## [Objective]
Find all the lines with "Output" and gather them.

[Charts and diagrams as code]
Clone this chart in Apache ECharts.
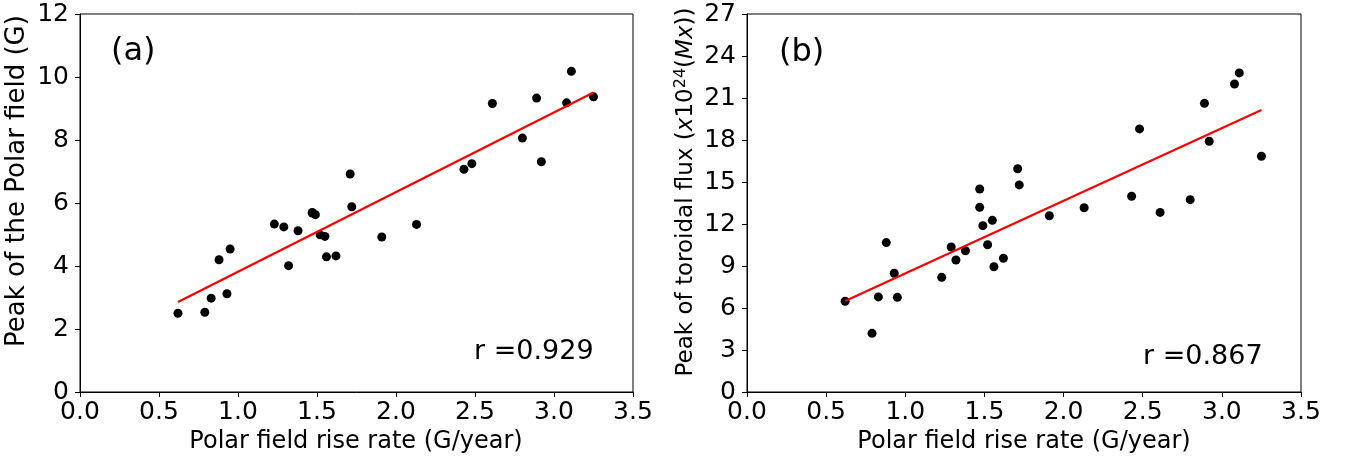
<!DOCTYPE html>
<html>
<head>
<meta charset="utf-8">
<script src="https://cdn.jsdelivr.net/npm/echarts@6/dist/echarts.min.js"></script>
<style>html,body{margin:0;padding:0;background:#fff}#c{width:1350px;height:462px}</style>
</head>
<body>
<div id="c"></div>
<script>
// Polar field rise rate (G/year), shared by both panels
const riseRate = [0.62, 0.79, 0.83, 0.88, 0.93, 0.95, 1.23, 1.29, 1.32, 1.38, 1.47, 1.47, 1.49, 1.52, 1.55, 1.56, 1.62, 1.71, 1.72, 1.91, 2.13, 2.43, 2.48, 2.61, 2.80, 2.89, 2.92, 3.08, 3.11, 3.25];
// Panel (a): peak of the polar field (G)
const polarPeak = [2.50, 2.53, 2.98, 4.20, 3.12, 4.54, 5.33, 5.24, 4.01, 5.12, 5.68, 5.70, 5.63, 4.99, 4.94, 4.29, 4.32, 6.92, 5.88, 4.92, 5.32, 7.07, 7.25, 9.16, 8.06, 9.33, 7.31, 9.18, 10.18, 9.37];
// Panel (b): peak of toroidal flux (x10^24 Mx)
const toroidalPeak = [6.48, 4.19, 6.79, 10.67, 8.48, 6.76, 8.19, 10.36, 9.43, 10.09, 13.19, 14.50, 11.88, 10.52, 12.26, 8.95, 9.55, 15.95, 14.79, 12.59, 13.16, 13.98, 18.79, 12.83, 13.74, 20.62, 17.91, 22.00, 22.79, 16.84];
// Fitted lines (end points)
const fitX = [0.62, 3.25];
const fitA = [2.86, 9.51];
const fitB = [6.50, 20.15];
const rA = 'r =0.929';
const rB = 'r =0.867';

const FONT = 'DejaVu Sans';
const pairs = (xs, ys) => xs.map((x, i) => [x, ys[i]]);

function xAxisCfg(gi) {
  return {
    gridIndex: gi, type: 'value', min: 0, max: 3.5, interval: 0.5,
    axisLine: {show: true, onZero: false, lineStyle: {color: '#000', width: 1}},
    axisTick: {show: true, inside: false, length: 5, lineStyle: {color: '#000', width: 1}},
    axisLabel: {color: '#000', fontFamily: FONT, fontSize: 25, margin: 8, formatter: v => v.toFixed(1)},
    splitLine: {show: false}
  };
}
function yAxisCfg(gi, max, interval) {
  return {
    gridIndex: gi, type: 'value', min: 0, max: max, interval: interval,
    axisLine: {show: true, onZero: false, lineStyle: {color: '#000', width: 1}},
    axisTick: {show: true, inside: false, length: 5, lineStyle: {color: '#000', width: 1}},
    axisLabel: {color: '#000', fontFamily: FONT, fontSize: 25, margin: 11},
    splitLine: {show: false}
  };
}

const chart = echarts.init(document.getElementById('c'), null, {renderer: 'canvas'});
chart.setOption({
  animation: false,
  backgroundColor: '#fff',
  grid: [
    {left: 80, top: 14, width: 553, height: 378, show: true, borderColor: '#000', borderWidth: 1, backgroundColor: 'transparent'},
    {left: 747, top: 14, width: 554, height: 378, show: true, borderColor: '#000', borderWidth: 1, backgroundColor: 'transparent'}
  ],
  xAxis: [xAxisCfg(0), xAxisCfg(1)],
  yAxis: [yAxisCfg(0, 12, 2), yAxisCfg(1, 27, 3)],
  series: [
    {type: 'scatter', xAxisIndex: 0, yAxisIndex: 0, data: pairs(riseRate, polarPeak), symbol: 'circle', symbolSize: 9, itemStyle: {color: '#000', opacity: 1}, z: 2},
    {type: 'line', xAxisIndex: 0, yAxisIndex: 0, data: pairs(fitX, fitA), showSymbol: false, symbol: 'none', lineStyle: {color: '#ff0000', width: 2.2}, z: 3},
    {type: 'scatter', xAxisIndex: 1, yAxisIndex: 1, data: pairs(riseRate, toroidalPeak), symbol: 'circle', symbolSize: 9, itemStyle: {color: '#000', opacity: 1}, z: 2},
    {type: 'line', xAxisIndex: 1, yAxisIndex: 1, data: pairs(fitX, fitB), showSymbol: false, symbol: 'none', lineStyle: {color: '#ff0000', width: 2.2}, z: 3}
  ],
  graphic: [
    {type: 'text', x: 356, y: 442, style: {text: 'Polar field rise rate (G/year)', font: '24px "DejaVu Sans"', fill: '#000', textAlign: 'center', textVerticalAlign: 'middle'}},
    {type: 'text', x: 1024, y: 442, style: {text: 'Polar field rise rate (G/year)', font: '24px "DejaVu Sans"', fill: '#000', textAlign: 'center', textVerticalAlign: 'middle'}},
    {type: 'text', x: 17, y: 181, rotation: Math.PI / 2, style: {text: 'Peak of the Polar field (G)', font: '26px "DejaVu Sans"', fill: '#000', textAlign: 'center', textVerticalAlign: 'middle'}},
    {type: 'text', x: 686, y: 192, rotation: Math.PI / 2, style: {
      text: 'Peak of toroidal flux ({i|x}10{sup|24}({i|Mx}))',
      font: '23px "DejaVu Sans"', fill: '#000', textAlign: 'center', textVerticalAlign: 'middle',
      rich: {
        i: {fontFamily: FONT, fontSize: 23, fontStyle: 'italic', fill: '#000'},
        sup: {fontFamily: FONT, fontSize: 16, fill: '#000', verticalAlign: 'top', padding: [0, 0, 10, 0]}
      }
    }},
    {type: 'text', x: 111, y: 52, style: {text: '(a)', font: '32px "DejaVu Sans"', fill: '#000', textAlign: 'left', textVerticalAlign: 'middle'}},
    {type: 'text', x: 779, y: 53, style: {text: '(b)', font: '32px "DejaVu Sans"', fill: '#000', textAlign: 'left', textVerticalAlign: 'middle'}},
    {type: 'text', x: 474, y: 352, style: {text: rA, font: '27px "DejaVu Sans"', fill: '#000', textAlign: 'left', textVerticalAlign: 'middle'}},
    {type: 'text', x: 1143, y: 357, style: {text: rB, font: '27px "DejaVu Sans"', fill: '#000', textAlign: 'left', textVerticalAlign: 'middle'}}
  ]
});
</script>
</body>
</html>
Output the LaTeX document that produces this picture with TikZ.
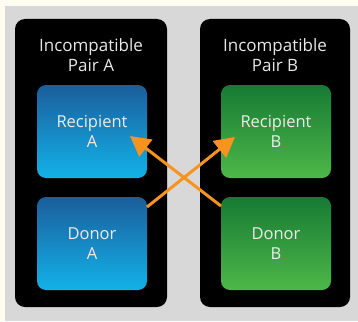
\documentclass[tikz,border=0pt]{standalone}
\usepackage{fontspec}
\setsansfont{Open Sans}
\usetikzlibrary{arrows.meta}

\definecolor{paper}{HTML}{FDFDF0}
\definecolor{panelgray}{HTML}{D8D8D8}
\definecolor{kidneyorange}{HTML}{F7931E}
\definecolor{bluetop}{HTML}{1B5E9C}
\definecolor{bluebot}{HTML}{12B2E8}
\definecolor{greentop}{HTML}{177A34}
\definecolor{greenbot}{HTML}{4DB848}

\tikzset{
  pair/.style={fill=black, rounded corners=10pt},
  person/.style={rounded corners=9pt, minimum width=110pt, minimum height=93pt,
    inner sep=0pt, align=center, text=white!85!gray,
    font=\sffamily\fontsize{16.5}{20}\selectfont},
  blueperson/.style={person, top color=bluetop, bottom color=bluebot},
  greenperson/.style={person, top color=greentop, bottom color=greenbot},
  title/.style={align=center, text=white!82!gray,
    font=\sffamily\fontsize{17}{20}\selectfont},
  swap/.style={draw=kidneyorange, line width=3pt,
    -{Triangle[length=20pt, width=21pt]}},
}

\begin{document}
\begin{tikzpicture}[x=1pt, y=-1pt]
  % Page and grey backdrop.
  \fill[paper] (0,0) rectangle (358,321);
  \useasboundingbox (0,0) rectangle (358,321);
  \fill[panelgray] (5,6) rectangle (358,321);
  % The two incompatible pairs.
  \fill[pair] (15,19) rectangle (167,307);
  \fill[pair] (200,19) rectangle (350,307);
  \node[title] (titleA) at (91,55) {Incompatible\\Pair A};
  \node[title] (titleB) at (275,55) {Incompatible\\Pair B};
  % Recipients on top, donors below.
  \node[blueperson] (recA) at (92,131.5) {Recipient\\A};
  \node[blueperson] (donA) at (92,243.5) {Donor\\A};
  \node[greenperson] (recB) at (276,131.5) {Recipient\\B};
  \node[greenperson] (donB) at (276,243.5) {Donor\\B};
  % Cross-over donation.
  \coordinate (outA) at (147,207);
  \coordinate (outB) at (221,206);
  \coordinate (inA) at (130,136);
  \coordinate (inB) at (235,137);
  \draw[swap] (outA) -- (inB);
  \draw[swap] (outB) -- (inA);
\end{tikzpicture}
\end{document}
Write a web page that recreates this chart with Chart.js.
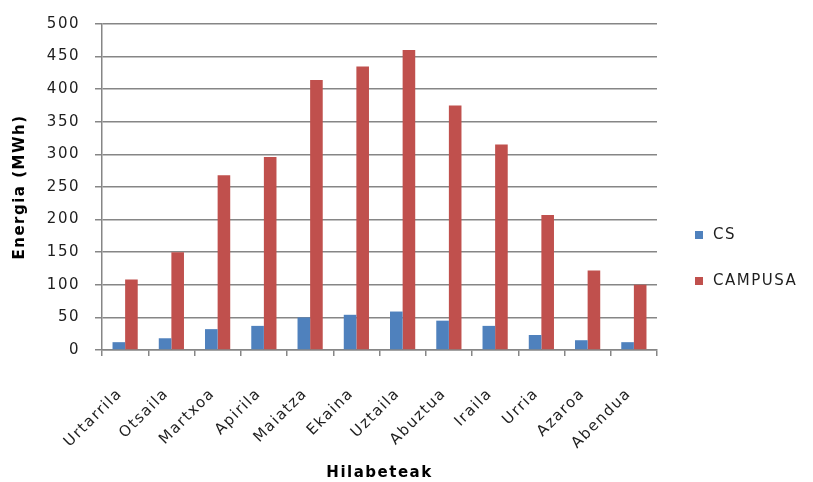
<!DOCTYPE html>
<html>
<head>
<meta charset="utf-8">
<script src="https://cdn.jsdelivr.net/npm/chart.js@4.4.0/dist/chart.umd.min.js"></script>
<style>
  html, body { margin: 0; padding: 0; background: #fff; }
  #wrap { width: 813px; height: 482px; position: relative; }
</style>
</head>
<body>
<div id="wrap"><canvas id="c"></canvas></div>
<script>
// Monthly energy, MWh
const months = ['Urtarrila', 'Otsaila', 'Martxoa', 'Apirila', 'Maiatza', 'Ekaina',
                'Uztaila', 'Abuztua', 'Iraila', 'Urria', 'Azaroa', 'Abendua'];
const csValues = [12, 18, 32, 37, 50, 54, 59, 45, 37, 23, 15, 12];
const campusaValues = [108, 150, 268, 296, 414, 435, 460, 375, 315, 207, 122, 100];
const seriesNames = ['CS', 'CAMPUSA'];
const yTicks = [0, 50, 100, 150, 200, 250, 300, 350, 400, 450, 500];

const GRID = '#868686';
const TEXT = '#1e1e1e';
const SPACING = '1.5px';

// wide-tracked text, like the tick labels of the office charts
const tracking = {
  id: 'tracking',
  beforeLayout(chart) { chart.ctx.letterSpacing = SPACING; },
  beforeDraw(chart) { chart.ctx.letterSpacing = SPACING; }
};

// legend drawn at the right side, squares followed by series names
const sideLegend = {
  id: 'sideLegend',
  afterDraw(chart) {
    const ctx = chart.ctx;
    const rows = [235, 281];
    ctx.save();
    ctx.letterSpacing = SPACING;
    ctx.font = '15px "DejaVu Sans"';
    ctx.textBaseline = 'middle';
    ctx.textAlign = 'left';
    chart.data.datasets.forEach((ds, i) => {
      const y = rows[i];
      ctx.fillStyle = ds.backgroundColor;
      ctx.fillRect(695, y - 4, 8, 8);
      ctx.fillStyle = TEXT;
      ctx.fillText(ds.label, 713, y);
    });
    ctx.restore();
  }
};

new Chart(document.getElementById('c'), {
  type: 'bar',
  data: {
    labels: months,
    datasets: [
      { label: seriesNames[0], data: csValues, backgroundColor: '#4f81bd' },
      { label: seriesNames[1], data: campusaValues, backgroundColor: '#c0504d' }
    ]
  },
  options: {
    responsive: true,
    maintainAspectRatio: false,
    animation: false,
    devicePixelRatio: 1,
    layout: { padding: { left: 0, right: 156, top: 22, bottom: 0 } },
    datasets: { bar: { barPercentage: 1.0, categoryPercentage: 0.545 } },
    plugins: {
      legend: { display: false },
      tooltip: { enabled: false }
    },
    scales: {
      x: {
        offset: true,
        grid: {
          offset: true,
          drawOnChartArea: false,
          drawTicks: true,
          tickLength: 6,
          color: GRID,
          lineWidth: 1.5
        },
        border: { color: GRID, width: 1.5 },
        ticks: {
          minRotation: 45,
          maxRotation: 45,
          padding: 29,
          labelOffset: -5,
          color: TEXT,
          font: { family: 'DejaVu Sans', size: 15 }
        },
        title: {
          display: true,
          text: 'Hilabeteak',
          color: '#000',
          padding: { top: 0, bottom: 0 },
          font: { family: 'DejaVu Sans', size: 15, weight: 'bold' }
        },
        afterFit(scale) { scale.height = 132; }
      },
      y: {
        min: 0,
        max: 500,
        afterBuildTicks(scale) { scale.ticks = yTicks.map(v => ({ value: v })); },
        grid: {
          color: GRID,
          lineWidth: 1.5,
          drawTicks: true,
          tickLength: 7
        },
        border: { color: GRID, width: 1.5 },
        ticks: {
          padding: 15,
          color: TEXT,
          font: { family: 'DejaVu Sans', size: 15 }
        },
        title: {
          display: true,
          text: 'Energia (MWh)',
          color: '#000',
          padding: { top: 11, bottom: 0 },
          font: { family: 'DejaVu Sans', size: 15, weight: 'bold' }
        },
        afterFit(scale) { scale.width = 102; }
      }
    }
  },
  plugins: [tracking, sideLegend]
});
</script>
</body>
</html>
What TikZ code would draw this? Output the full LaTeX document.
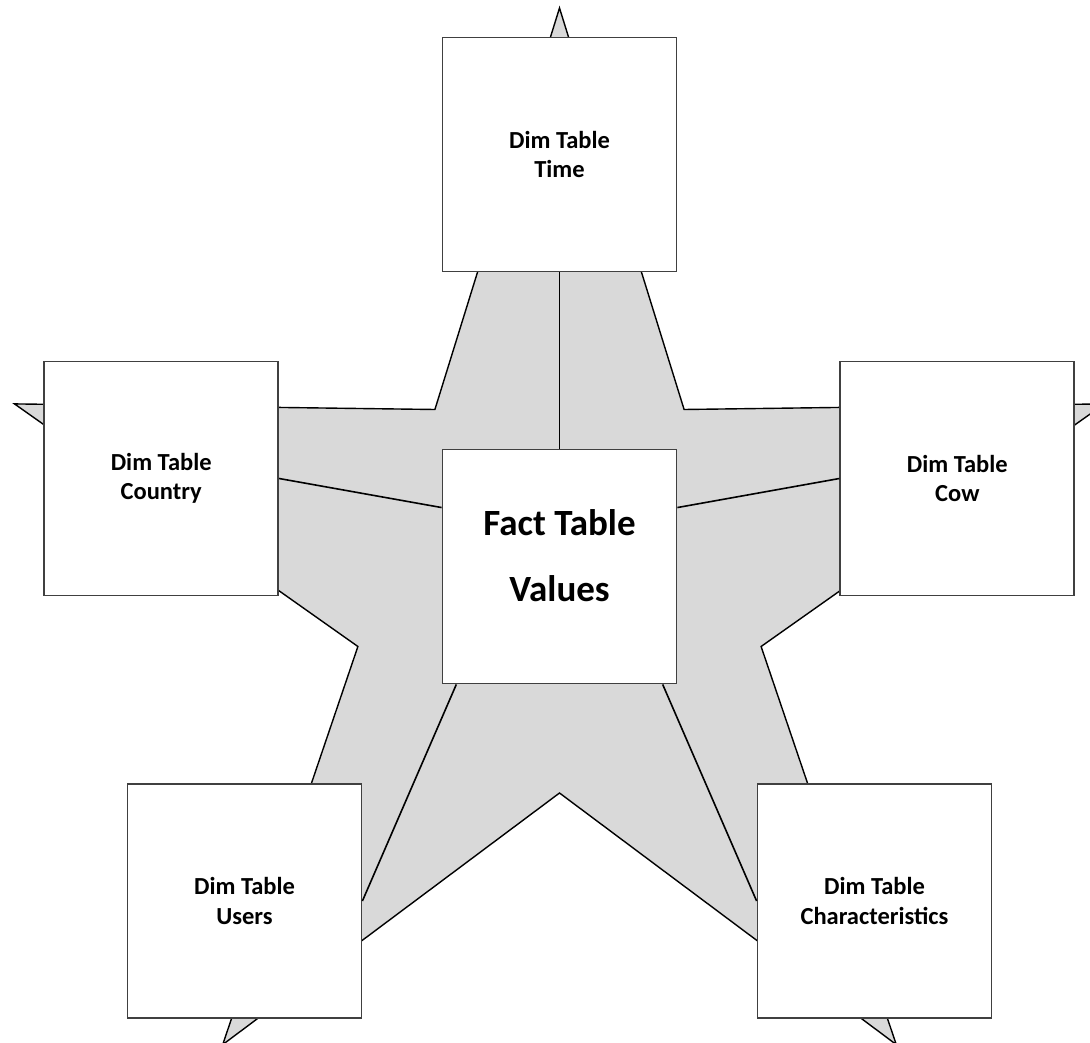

## [The solution]
Output the LaTeX document that produces this picture with TikZ.
What TikZ code would draw this? Output the full LaTeX document.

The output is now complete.